Auch im Gefängnis aufgefallen
Auch während der Untersuchungshaft fiel der Jugendliche auf: Er soll am 23. Mai eine tätliche Auseinandersetzung mit einem Mithäftling gehabt und diesen dabei verletzt haben.
Nach der Auseinandersetzung soll er angekündigt haben, dass er nach seiner Enthaftung den Klassenlehrer "schlachten" werde. Der Angeklagte bestreitet die gefährliche Drohung.
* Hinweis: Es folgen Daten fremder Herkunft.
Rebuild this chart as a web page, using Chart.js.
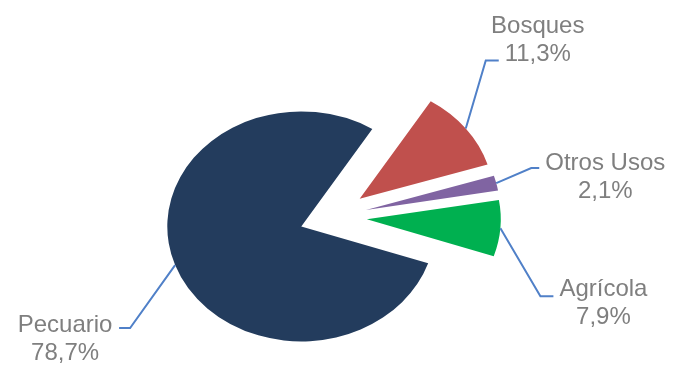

Demnach habe der verprügelte Mithäftling sich mit diesem falschen Gerücht an ihm "rächen" wollen.
Anklage umfasst eine Reihe von terroristischen Straftaten
Vor Gericht muss sich der 15-Jährige am Montag wegen zahlreicher Delikte verantworten.
Konkret werden ihm folgende Delikte zur Last gelegt:
- die Vorbereitung einer terroristischen Straftat - nämlich ein Verbrechen mit Sprengmitteln - im Sinne des § 278c StGB
- terroristische Vereinigung
- die versuchte Ausbildung für terroristische Zwecke
- die Anleitung zur Begehung einer terroristischen Straftat
- das Verbrechen der kriminellen Organisation
- Körperverletzung und gefährliche Drohung
Nach seiner Einlieferung in die Justizanstalt Josefstadt soll sich der Jugendliche zu den Terror-Vorwürfen tatsachengeständig gezeigt haben.
Video: Anschlag am Westbahnhof geplant: "Gefahren lauern immer"
Zusammenfassung
- Blutige Zeichnungen, Baupläne für Bomben und ein klares Anschlagsziel: der Westbahnhof in Wien.
- Am Montag muss sich ein 15-Jähriger am Wiener Landesgericht verantworten.
- Er soll Anhänger der Terror-Miliz "Islamischer Staat" (IS) sein und fiel auch in Untersuchungshaft durch Gewalt auf.